One short story this month wasn’t enough.
Two short stories this month wasn’t enough.
No, this is a THREE-STORY MONTH – and what better way to hit the trifecta than with a sequel to The Obituarist?
‘Inbox Zero’ is a short story set a while after The Obituarist, in which social media undertaker Kendall Barber is working for a new client, a publisher of customised Bibles. When settling accounts for his recently deceased client, Kendall comes across a Deathswitch email – a message the dead man wanted sent to his family after he passed away. What’s in the email – and why is Kendall’s client so eager to see it?
‘Inbox Zero’ is available for download right now at Smashwords, and it’s completely free – which, unfortunately, means I can’t offer it through Amazon. But it’s available in Kindle-friendly MOBI format, as well as EPUB and PDF, and I’ll be offering a slightly nicer PDF through my Downloads page a bit later in the week (once I find the time to put one together). It should also propagate out to other stores, such as Barnes & Noble and the iBookstore, over the next few weeks.
For those readers who’ve been clamouring over the last few months for an Obituarist sequel, ‘Inbox Zero’ is not it. I mean, it is a sequel, but it’s not the sequel; Obituarist 2 (Electric Boogaloo) is on my to-do list and will probably come out in about six months. This story is more of a quick diversion, a stand-alone story that doesn’t require you to have read The Obituarist already (although it couldn’t hurt) and that will hopefully tide you over until the real deal is ready.

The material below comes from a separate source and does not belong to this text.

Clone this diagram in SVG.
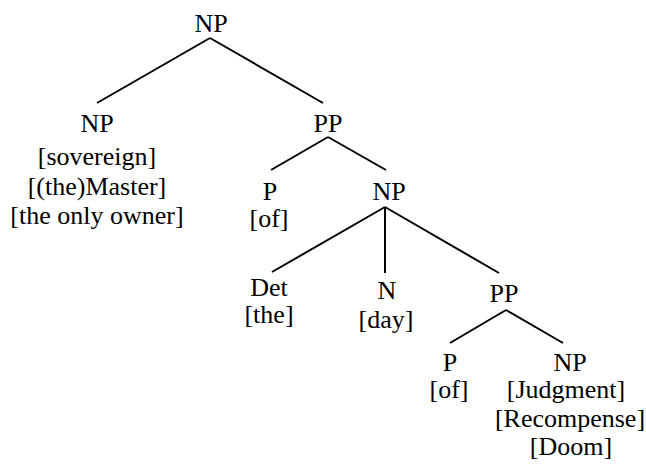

A key element of this story is Deathswitch, a real service that lets you set up an email to be sent after your death. The folks there were kind enough to read my first draft and check the accuracy of the piece, which was very kind of them. As part of my research I set up an account for myself, then failed to respond to my emails, and soon got my email to notify me that I was dead. That was… well, a little odd, but I do whatever is necessary for the verisimilitude of my work.
Because this story is free, I highly recommend sharing the absolute shit out of it. Email it to everyone you know! Put it on torrent sites! Read it aloud on public transport! If it can find some readers and drive them back to The Obituarist, I’ll be happy. Heck, I’ll be happy even if it doesn’t. I have lots to be happy about. Although if you want to make me extra happy, you could leave a comment to tell me you liked the story. And/or a review on Smashwords.
And with that, I’m done with short fiction for a bit. Time to get my head back into YA fantasy and Raven’s Blood.